Horn and Sound
Marcus FJELLSTRÖM (1979-2017)
Deanimator [9:52]
Leilei TIAN (b. 1956)
Om [10:27]
Jenny HETTNE (b.1977)
Calls, undulating [8:03]
Per MÅRTENSSON (b.1967)
Define [8:59]
Åke PARMERUD (b.1953)
Dark Harbour [7:58]
Joakim SANDGREN (b.1965)
Bifurcations Simples [6:52]
Marie SAMUELSON (b.1956)
I Am – Are You? [10:44]
Sören Hermansson (horn with electronics)
Dana Johnson (voice)
rec. August-November 2020, Stockholm, except I Am – Are You? 2002
BLUE MUSIC GROUP BMG5189 [63:13]
Swedish horn player Sören Hermansson has pursued a solo career, in addition to his teaching work, for over thirty years. Over that time, he has commissioned and premiered about 60 works for horn, including major new Scandinavian concertos, and in recent years has focused on commissioned works for horn and electronics. His latest disc gives a good indication of his virtuosity, versatility and fearless commitment to new music.
Some of these works – I think it often goes with the contemporary territory – have punchy one-word titles and there’s something rather daunting about pieces called Deanimator and Define. In fact, there’s something dauting about some of the music too.
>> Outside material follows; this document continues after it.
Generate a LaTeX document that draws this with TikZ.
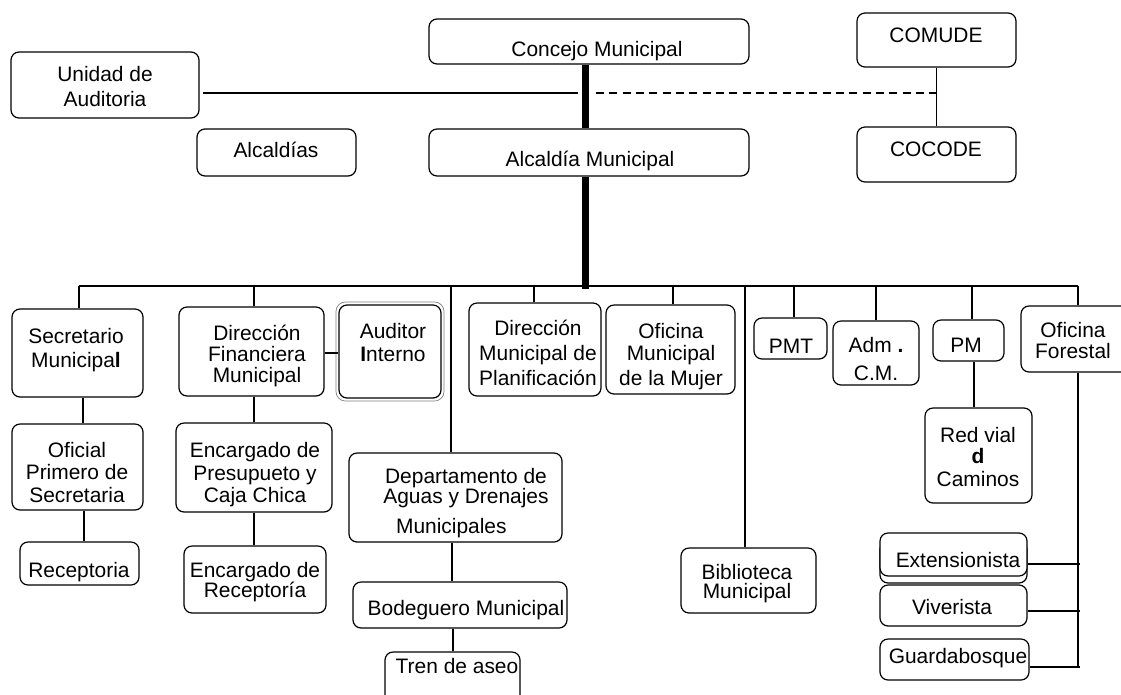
\documentclass[tikz,border=0pt]{standalone}
\usepackage{fontspec}
\setmainfont{Liberation Sans}
\usetikzlibrary{fit}
\newcommand{\mlines}[1]{\begin{tabular}[t]{@{}c@{}}#1\end{tabular}}
\newcommand{\obox}[5]{\node[box, fit={(#2,#3) (#4,#5)}] (#1) {};}
\begin{document}
\begin{tikzpicture}[x={(0.75pt,0)}, y={(0,-0.75pt)},
  box/.style={draw, line width=0.9pt, rounded corners=6pt, fill=white, inner sep=0pt},
  txt/.style={anchor=base, inner sep=0pt, font=\fontsize{15.7}{16.5}\selectfont},
  conn/.style={line width=0.9pt},
  dconn/.style={line width=0.9pt, dash pattern=on 6pt off 4pt},
  bar/.style={line width=5.25pt}]
\useasboundingbox (0,0) rectangle (1121,694);
\clip (0,0) rectangle (1121,694);

% ---------- top level ----------
\obox{unid}{11}{52}{199}{118}
\obox{alcs}{197}{129}{356}{176}
\obox{conc}{429}{19}{749}{64}
\obox{alcm}{429}{129}{749}{176}
\obox{comude}{857}{13}{1016}{67}
\obox{cocode}{857}{127}{1016}{182}

\node[txt] (t-unid) at (105,81) {\mlines{Unidad de\\[2.25pt]Auditoria}};
\node[txt] (t-alcs) at (276,157) {Alcaldías};
\node[txt] (t-conc) at (597,56) {Concejo Municipal};
\node[txt] (t-alcm) at (590,166) {Alcaldía Municipal};
\node[txt] (t-comude) at (936,42) {COMUDE};
\node[txt] (t-cocode) at (936,156) {COCODE};

\coordinate (barx) at (585,0);
\coordinate (busL) at (79,286);
\coordinate (busR) at (1078,286);
\coordinate (barbot) at (585,289);
\draw[bar] (barx |- conc.south) -- (barx |- alcm.north);
\draw[bar] (barx |- alcm.south) -- (barbot);

\coordinate (h1) at (203,93);
\coordinate (h2) at (578,93);
\coordinate (h3) at (596,93);
\coordinate (h4) at (940,93);
\draw[conn] (h1) -- (h2);
\draw[dconn] (h3) -- (h4);
\draw[conn] (comude) -- (cocode);

% ---------- bus ----------
\draw[conn] (busL) -- (busR);

% ---------- second level boxes ----------
\obox{secr}{12}{309}{143}{397}
\obox{df}{179}{307}{324}{396}
\draw[gray, line width=0.5pt, rounded corners=7pt] (336,302) rectangle (444,401);
\obox{aud}{339}{305}{441}{398}
\obox{dmp}{469}{303}{601}{396}
\obox{omm}{606}{305}{735}{394}
\obox{pmt}{754}{318}{827}{359}
\obox{adm}{833}{321}{919}{385}
\obox{pm}{933}{320}{1004}{361}
\obox{forest}{1021}{306}{1135}{372}

\node[txt] (t-secr) at (76,343) {\mlines{Secretario\\[1.5pt]Municipa\textbf{l}}};
\node[txt] (t-df) at (257,340) {\mlines{Dirección\\[-0.4pt]Financiera\\[-0.4pt]Municipal}};
\node[txt] (t-aud) at (393,338) {\mlines{Auditor\\[0.75pt]\textbf{I}nterno}};
\node[txt] (t-dmp) at (538,335) {\mlines{Dirección\\[2.25pt]Municipal de\\[2.25pt]Planificación}};
\node[txt] (t-omm) at (671,338) {\mlines{Oficina\\[0pt]Municipal\\[2.25pt]de la Mujer}};
\node[txt] (t-pmt) at (791,353) {PMT};
\node[txt] (t-adm) at (876,352) {\mlines{Adm \textbf{.}\\[4.5pt]C.M.}};
\node[txt] (t-pm) at (966,352) {PM};
\node[txt] (t-forest) at (1073,337) {\mlines{Oficina\\[-0.75pt]Forestal}};

% drops from bus
\coordinate (d1) at (79,286);
\coordinate (d2) at (254,286);
\coordinate (d3) at (451,286);
\coordinate (d4) at (534,286);
\coordinate (d5) at (673,286);
\coordinate (d6) at (745,286);
\coordinate (d7) at (794,286);
\coordinate (d8) at (876,286);
\coordinate (d9) at (972,286);
\coordinate (d10) at (1078,286);
\draw[conn] (d1) -- (d1 |- secr.north);
\draw[conn] (d2) -- (d2 |- df.north);
\draw[conn] (d4) -- (d4 |- dmp.north);
\draw[conn] (d5) -- (d5 |- omm.north);
\draw[conn] (d7) -- (d7 |- pmt.north);
\draw[conn] (d8) -- (d8 |- adm.north);
\draw[conn] (d9) -- (d9 |- pm.north);
\draw[conn] (d10) -- (d10 |- forest.north);
\draw[conn] (df.east |- 0,353) -- (aud.west |- 0,353);

% ---------- lower boxes ----------
\obox{ofic}{12}{424}{143}{510}
\obox{encp}{176}{423}{332}{512}
\obox{recep}{20}{542}{139}{585}
\obox{encr}{184}{546}{326}{613}
\obox{depto}{349}{453}{562}{542}
\obox{bodeg}{353}{582}{567}{628}
\obox{tren}{385}{652}{520}{705}
\obox{biblio}{681}{548}{816}{613}
\obox{redvial}{925}{408}{1032}{503}
\obox{extb}{880}{541}{1027}{583}
\obox{ext}{880}{533}{1027}{576}
\obox{viv}{880}{585}{1027}{626}
\obox{guard}{880}{639}{1029}{680}

\node[txt] (t-ofic) at (77,457) {\mlines{Oficial\\[0.4pt]Primero de\\[0.75pt]Secretaria}};
\node[txt] (t-encp) at (255,457) {\mlines{Encargado de\\[0.75pt]Presupueto y\\[0pt]Caja Chica}};
\node[txt] (t-recep) at (79,577) {Receptoria};
\node[txt] (t-encr) at (255,577) {\mlines{Encargado de\\[-1.5pt]Receptoría}};
\node[txt] (t-depto) at (466,483) {\mlines{Departamento de\\[-1.5pt]Aguas y Drenajes\\[6pt]Municipales\hspace*{22pt}}};
\node[txt] (t-bodeg) at (466,615) {Bodeguero Municipal};
\node[txt] (t-tren) at (457,673) {Tren de aseo};
\node[txt] (t-biblio) at (747,579) {\mlines{Biblioteca\\[-2.25pt]Municipal}};
\node[txt] (t-redvial) at (978,442) {\mlines{Red vial\\[-0.75pt]\textbf{d}\\[0.75pt]Caminos}};
\node[txt] (t-ext) at (958,567) {Extensionista};
\node[txt] (t-viv) at (952,614) {Viverista};
\node[txt] (t-guard) at (958,663) {Guardabosque};

% vertical sub-connectors
\coordinate (v1) at (83,0);
\coordinate (v2) at (84,0);
\coordinate (v3) at (254,0);
\coordinate (v4) at (452,0);
\coordinate (v5) at (453,0);
\coordinate (v6) at (974,0);
\coordinate (v7) at (1078,0);
\draw[conn] (v1 |- secr.south) -- (v1 |- ofic.north);
\draw[conn] (v2 |- ofic.south) -- (v2 |- recep.north);
\draw[conn] (v3 |- df.south) -- (v3 |- encp.north);
\draw[conn] (v3 |- encp.south) -- (v3 |- encr.north);
\draw[conn] (d3) -- (d3 |- depto.north);
\draw[conn] (v4 |- depto.south) -- (v4 |- bodeg.north);
\draw[conn] (v5 |- bodeg.south) -- (v5 |- tren.north);
\draw[conn] (d6) -- (d6 |- biblio.north);
\draw[conn] (v6 |- pm.south) -- (v6 |- redvial.north);
\coordinate (fend) at (1078,667);
\draw[conn] (v7 |- forest.south) -- (fend);
\coordinate (s1) at (1080,564);
\coordinate (s2) at (1080,611);
\coordinate (s3) at (1080,667);
\draw[conn] (ext.east |- s1) -- (s1);
\draw[conn] (viv.east |- s2) -- (s2);
\draw[conn] (guard.east |- s3) -- (s3);
\end{tikzpicture}
\end{document}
Marcus Fjellström is the only composer no longer living. He died in 2017 before he had reached 40, a death that caused a serious shock in the contemporary-experimental musical world. He had a large portfolio of works to his name and his work in Berlin brought him prominence. Deanimator takes the organic and the mechanical and fuses them, a ‘man machine’ running throughout within which the electronics act as a variable beat. The horn focuses on sustained or repeated notes – warmly vibrated and including the use of trills – and becomes more emphatic as the work develops, the sonic juxtapositions revealing a clarity that impresses through almost filmic means. Leilei Tian’s Om takes the Hindu belief that the vibration of ‘Om’ symbolises the manifestation of God in form. Here it functions as a kind of electronic drone, in which this original vibration brings life to the void, but it’s not static. The horn’s urgency is not at all sublimely peaceful.
Each of the pieces has its own distinctive point of view and approach to sonority. Jenny Hettne, for example, worked in collaboration with Hermansson on Calls, undulating and there’s a strong ‘Alpine’ quality to some of the writing. In fact, as the work develops a distinctive song emerges – a rare example of folkloric music appearing in these cutting-edge pieces – and it turns out to be a cattle grazing tune from the north of Sweden. The electronics are active, though, and at their most athletically developed in the quieter sections of this intriguing work. For Define Per Mårtensson employs shards of pre-recorded classical pieces played on the horn – Debussy is prominent – alongside tone generators and a fixed pitch sequence used in a loop; this all produces a sure sense of continuity, the quotations taking on greater formality and shape as the work develops. I have to say, though, that the piece that grabbed me most in this album – at least with the greatest sense of immediacy – is Åke Parmerud’s Dark Harbour which employs samples of Gothenburg harbour – steam pipes and vehicle horns – in an evocative study of waterside industry and actuality as mediated through electronica. It has an almost painterly quality that effortlessly lingers in one’s mind.
Bifurcations Simples is another of those forbidding scientific-sounding titles that turn out to offer rather more rewarding things, such as blizzard-like electronic effects (they sound not unlike a speeding train) but in which the solo horn seems to be subsumed into the electronic fabric. In fact, Hermansson, to whom the work is dedicated, is very much there, taking us through the cellular life of this piece. Finally, we reach the question to end most (if not quite all) questions; I Am – Are You? which is posed by Marie Samuelsson. This includes a vocal part, declaimed by Dana Johnson, with a text by Magnus William-Olsson (the text is not long and its salient moments – I think all of them – are reprinted in the card gatefold). This was recorded back in 2002 and released before on the Phono Suecia label (PSCD 1947) but has now been licensed to Blue Music Group. Distance and a sense of playfulness – even sometimes a touch wintry – pervade this intriguing work which I think would work splendidly on stage.
Sören Hermansson is a questing musician who has inspired these and numerous other works for the horn. Nothing is really forbidding or arcane, even if one privately baulks at the obscurantist nature of some of the titles of the works. That said, it’s not always an easy listen but perhaps that’s as it should be. One has to work at this and allow the music to speak clearly. With Hermansson’s help and that of the engineering team, that’s precisely what happens here.